Special Olympics NJ has partnered with the Electronic Gaming Federation, and offers competition in an electronic game called Rocket League, which is basically soccer, but played with souped-up sports cars instead of people.

Margolin said he normally has some difficulty in finding coaches for the other Unified sports, but not so when he put the call out for volunteers for Esports.

“The first two days, we had 12 volunteers,” Margolin said. “So that really struck a chord with me, saying hey, we’re on to something with this gaming.”

Margolin said he was initially skeptical when he first started seeing emails about Unified Esports. He said he didn’t think that kids with severe disabilities would be able to participate.

“Then Carolyn sent out another email about this Rocket League, and I said let me take another look at it,” Margolin said. “I found out I was completely wrong. When they game, it puts them on a level playing field with typical progressing students. So once I heard that, and I heard they had some money to spend, I thought, why shouldn’t Franklin kids … benefit from what they have to offer?”
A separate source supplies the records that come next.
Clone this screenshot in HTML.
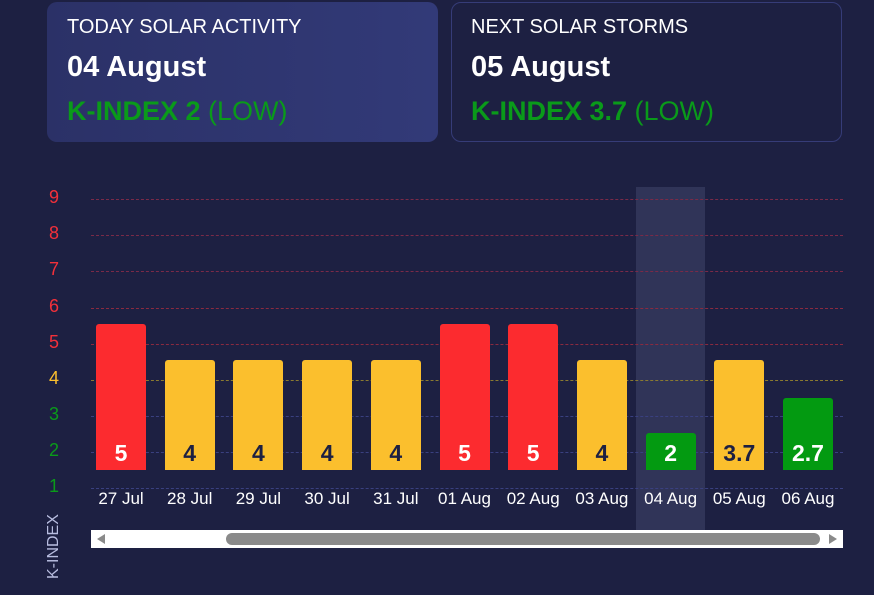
<!DOCTYPE html>
<html><head><style>
body{margin:0;width:874px;height:595px;background:#1d2042;font-family:"Liberation Sans",sans-serif;position:relative;overflow:hidden}
.card{position:absolute;top:2px;width:391px;height:140px;border-radius:10px;box-sizing:border-box;color:#fff}
.c1{left:47px;background:linear-gradient(90deg,#2b3167,#323a78)}
.c2{left:451px;border:1px solid #363c78}
.t{position:absolute;left:20px;top:14px;font-size:20px}
.d{position:absolute;left:20px;top:49px;font-size:29px;font-weight:bold}
.k{position:absolute;left:20px;top:94px;font-size:27px;color:#0a9a1a}
.c2 .t,.c2 .d,.c2 .k{left:19px;top:13px}
.c2 .d{top:48px}.c2 .k{top:93px}
.yl{position:absolute;left:46px;width:16px;text-align:center;font-size:18px}
.g{position:absolute;left:91px;width:752px;border-top:1px dashed}
.bar{position:absolute;width:50px;border-radius:3px 3px 0 0;bottom:125px}
.v{position:absolute;width:50px;top:440px;text-align:center;font-size:23px;font-weight:bold}
.x{position:absolute;width:70px;top:489px;text-align:center;font-size:17px;color:#fff}
</style></head><body>
<div class="card c1"><div class="t">TODAY SOLAR ACTIVITY</div><div class="d">04 August</div><div class="k"><b>K-INDEX 2</b> (LOW)</div></div>
<div class="card c2"><div class="t">NEXT SOLAR STORMS</div><div class="d">05 August</div><div class="k"><b>K-INDEX 3.7</b> (LOW)</div></div>
<div style="position:absolute;left:636px;top:187px;width:69px;height:343px;background:#303458"></div>
<div class="g" style="top:199px;border-color:#7a2a48"></div>
<div class="g" style="top:235px;border-color:#7a2a48"></div>
<div class="g" style="top:271px;border-color:#7a2a48"></div>
<div class="g" style="top:308px;border-color:#8a2a40"></div>
<div class="g" style="top:344px;border-color:#8a2a40"></div>
<div class="g" style="top:380px;border-color:#8a7a30"></div>
<div class="g" style="top:416px;border-color:#3a4080"></div>
<div class="g" style="top:452px;border-color:#3a4080"></div>
<div class="g" style="top:488px;border-color:#3a4080"></div>
<div class="yl" style="top:187px;color:#f2303a">9</div>
<div class="yl" style="top:223px;color:#f2303a">8</div>
<div class="yl" style="top:259px;color:#f2303a">7</div>
<div class="yl" style="top:296px;color:#f2303a">6</div>
<div class="yl" style="top:332px;color:#f2303a">5</div>
<div class="yl" style="top:368px;color:#fbbf2d">4</div>
<div class="yl" style="top:404px;color:#0a9a1a">3</div>
<div class="yl" style="top:440px;color:#0a9a1a">2</div>
<div class="yl" style="top:476px;color:#0a9a1a">1</div>
<div style="position:absolute;left:45px;top:579px;transform:rotate(-90deg);transform-origin:0 0;font-size:16px;color:#b8bde0">K-INDEX</div>
<div id="bars"></div>
<script>
var d=[[5,"27 Jul"],[4,"28 Jul"],[4,"29 Jul"],[4,"30 Jul"],[4,"31 Jul"],[5,"01 Aug"],[5,"02 Aug"],[4,"03 Aug"],[2,"04 Aug"],[3.7,"05 Aug"],[2.7,"06 Aug"]];
var h={5:146,4:110,2:37,3.7:110,2.7:72};var s="";
d.forEach(function(e,i){var x=96+i*68.7;var v=e[0];var c=v>=5?"#fc2b2f":(v>=3.5?"#fbbf2d":"#039a11");var tc=(c=="#fbbf2d")?"#1d2042":"#fff";
s+='<div class="bar" style="left:'+x+'px;height:'+h[v]+'px;background:'+c+'"></div><div class="v" style="left:'+x+'px;color:'+tc+'">'+v+'</div><div class="x" style="left:'+(x-10)+'px">'+e[1]+'</div>';});
document.getElementById("bars").innerHTML=s;
</script>
<div style="position:absolute;left:91px;top:530px;width:752px;height:18px;background:#fff"></div>
<div style="position:absolute;left:226px;top:533px;width:594px;height:12px;border-radius:6px;background:#8a8a8a"></div>
<div style="position:absolute;left:97px;top:534px;width:0;height:0;border-top:5px solid transparent;border-bottom:5px solid transparent;border-right:8px solid #8a8a8a"></div>
<div style="position:absolute;left:829px;top:534px;width:0;height:0;border-top:5px solid transparent;border-bottom:5px solid transparent;border-left:8px solid #8a8a8a"></div>
</body></html>
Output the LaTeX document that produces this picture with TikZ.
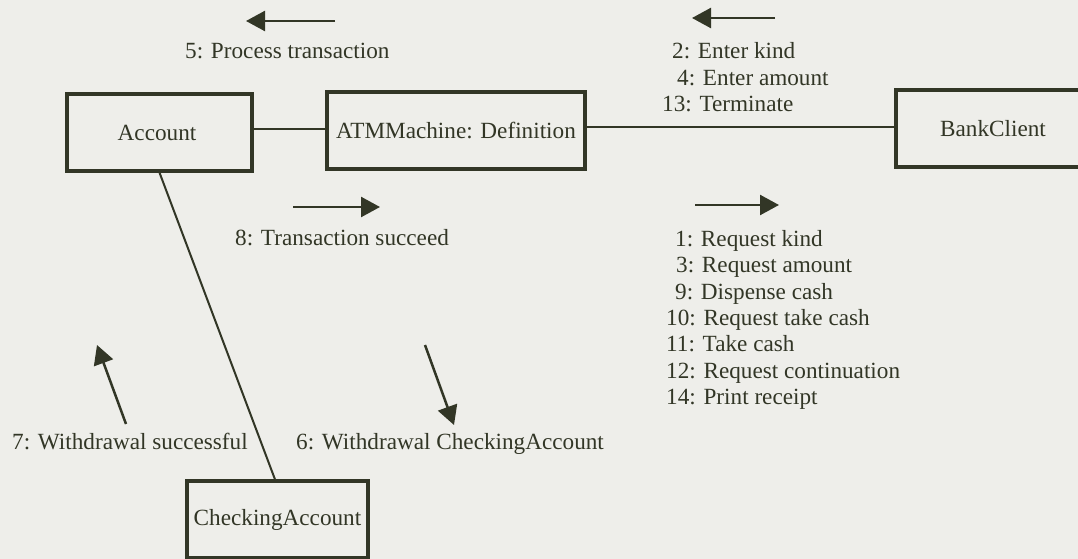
\documentclass[tikz,border=0pt]{standalone}
\usepackage{fontspec}
\setmainfont{Liberation Serif}
\usetikzlibrary{arrows.meta}
\definecolor{paper}{RGB}{238,238,234}
\definecolor{ink}{RGB}{50,54,38}
\begin{document}
\begin{tikzpicture}[x=1pt,y=-1pt,
  every node/.style={font=\fontsize{23.2}{26.3}\selectfont, text=ink},
  obj/.style={draw=ink, line width=3.2pt, rectangle, inner sep=0pt},
  link/.style={draw=ink, line width=2pt},
  msg/.style={draw=ink, line width=2.5pt, -{Triangle[length=19pt,width=20pt]}},
  lbl/.style={anchor=base west, inner sep=0pt}]
\fill[paper] (0,0) rectangle (1078,559);
\useasboundingbox (0,0) rectangle (1078,559);

% objects
\node[obj, minimum width=185pt, minimum height=77pt] (account) at (159.5,132.5) {\hspace*{-5pt}Account};
\node[obj, minimum width=258pt, minimum height=77pt] (atm) at (456,130.5) {ATMMachine: Definition};
\node[obj, minimum width=220pt, minimum height=77pt] (bank) at (1006,128.5) {\hspace*{-26pt}BankClient};
\node[obj, minimum width=181pt, minimum height=77pt] (check) at (277.5,519.5) {CheckingAccount};

% links
\draw[link] (account.east |- 0,129) -- (atm.west |- 0,129);
\draw[link] (atm.east |- 0,127) -- (bank.west |- 0,127);
\draw[link] (account.south) -- ([xshift=-2.5pt]check.north);

% message arrows
\coordinate (m5a) at (335,21);  \coordinate (m5b) at (246,21);
\coordinate (m2a) at (775,18);  \coordinate (m2b) at (692,18);
\coordinate (m8a) at (293,207); \coordinate (m8b) at (380,207);
\coordinate (m1a) at (695,205); \coordinate (m1b) at (779,205);
\coordinate (m7a) at (126,424); \coordinate (m7b) at (97,345);
\coordinate (m6a) at (425,345); \coordinate (m6b) at (454,425);
\draw[msg] (m5a) -- (m5b);
\draw[msg] (m2a) -- (m2b);
\draw[msg] (m8a) -- (m8b);
\draw[msg] (m1a) -- (m1b);
\draw[msg] (m7a) -- (m7b);
\draw[msg] (m6a) -- (m6b);

% message labels
\node[lbl] (l5) at (185,59) {5: Process transaction};
\node[lbl] (l2) at (672,59) {2: Enter kind};
\node[lbl] (l4) at (677,85.5) {4: Enter amount};
\node[lbl] (l13) at (662,112) {13: Terminate};
\node[lbl] (l8) at (235,245) {8: Transaction succeed};
\node[lbl] (l1) at (675,246) {1: Request kind};
\node[lbl] (l3) at (676,272.5) {3: Request amount};
\node[lbl] (l9) at (675,299) {9: Dispense cash};
\node[lbl] (l10) at (666,325) {10: Request take cash};
\node[lbl] (l11) at (666,351.5) {11: Take cash};
\node[lbl] (l12) at (666,378) {12: Request continuation};
\node[lbl] (l14) at (666,404) {14: Print receipt};
\node[lbl] (l7) at (12,449) {7: Withdrawal successful};
\node[lbl] (l6) at (296,449) {6: Withdrawal CheckingAccount};
\end{tikzpicture}
\end{document}
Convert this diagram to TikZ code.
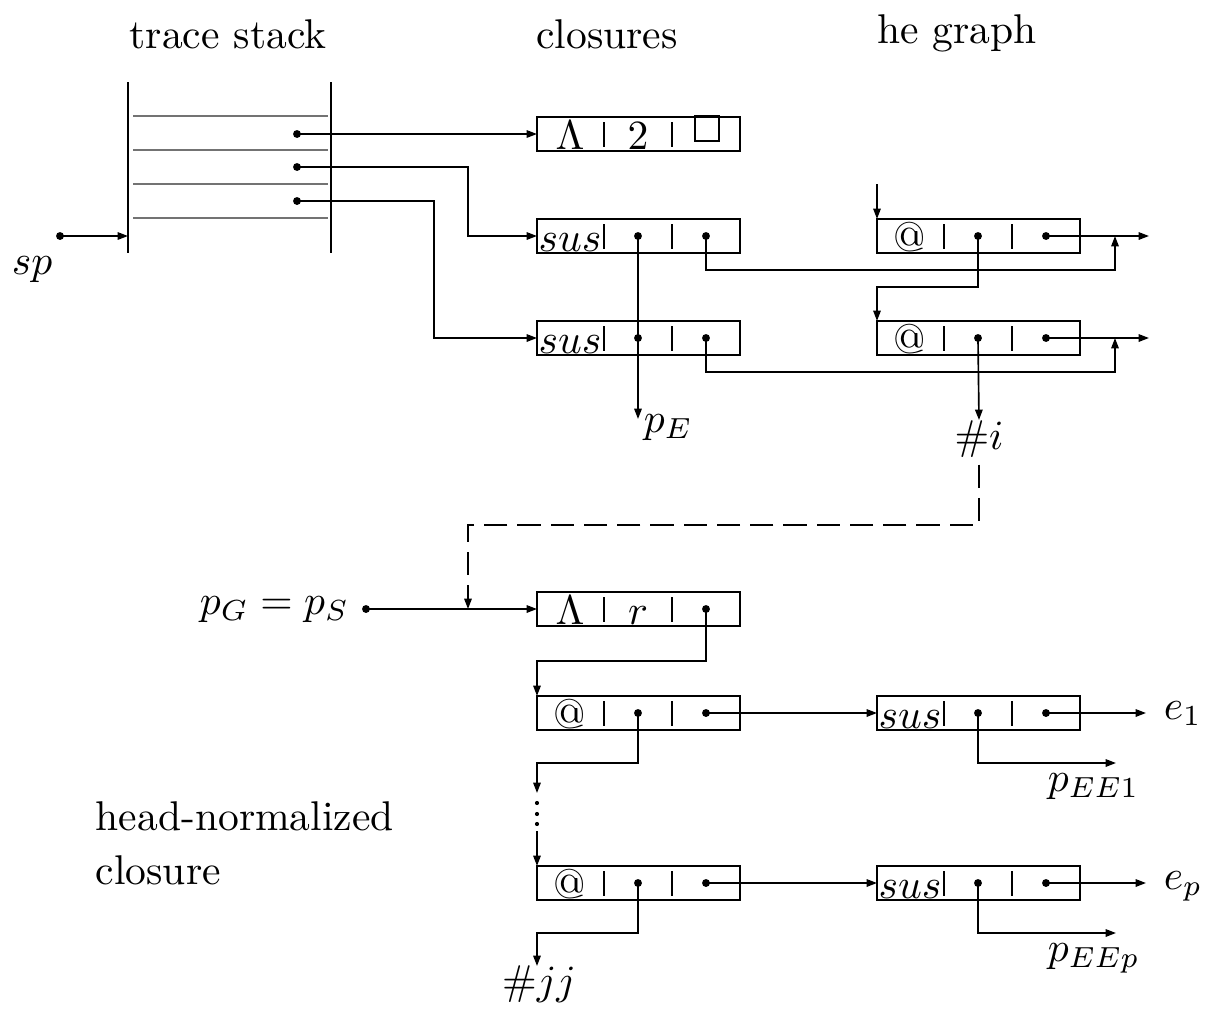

Margolin said he did some research into Esports, and now he “see(s) the writing on the wall.”

“There are currently Esport leagues across the country, there are colleges that have Esport teams, NCAAA certified, and they’re giving out four-year scholarships, full rides,” he said.

“One of the top gamers last year made $7 million competing,” Margolin said.

Margolin said he is taking a different tack in establishing the Esport program at Franklin High School than what was followed in the establishment of other sports.

“We don’t have an Esports team at Franklin High School, we have a Unified Esports team,” he said. “The only way you get involved in gaming at Franklin High School is if you join and go through the Unified Esports team.”

“I don’t want to differentiate; I want to be inclusive,” Margolin said. “That was very important to me.”

There will be scrimmages during the summer, Margolin said, which will give students at FHS and Franklin Middle School – they’ve already formed eight teams between them – some time to get the kinks out of the program before it officially launches in the Fall.

“We can be the test group for it, so that when we roll it out in the Fall, a lot of the kinks are out, and they can take the blueprints of what we went thorough,” he said.

Special Olympics NJ doesn’t make a direct contribution to the district. The FHS Booster Club buys the equipment that is needed, then is reimbursed by the organization, Margolin said.

Margolin said he wants the Unified Sports program to one day rival varsity sports in terms of sports offered and student participation.

“We are in the infancy in terms of the programs we are offering, and the number of kids getting involved,” he said.

The district will offer a four-day Unified Sports camp in July, Margolin said, as a way to get students and staff interested in teh program.

“We’re going to use it as a training orientation session for not only our kids, but for some of the faculty members who might be on the fence,” he said. “Once they see how gratifying it is to the kids, we’ll be able to hook them in.”

“This is like 1 percent of my day, but it’s the best 1 percent of my day,” Margolin said. “And I never thought I would be saying that.”

The district administration is fully behind the project, schools Superintendent John Ravally said.

“I think it’s the neatest thing,” Ravally said. “It is, for lack of a better term, all the rage. ESPN even covers an Egaming league.”

“It’s really become a big deal,” he said. “Our staff, our students, everybody is really excited about it.”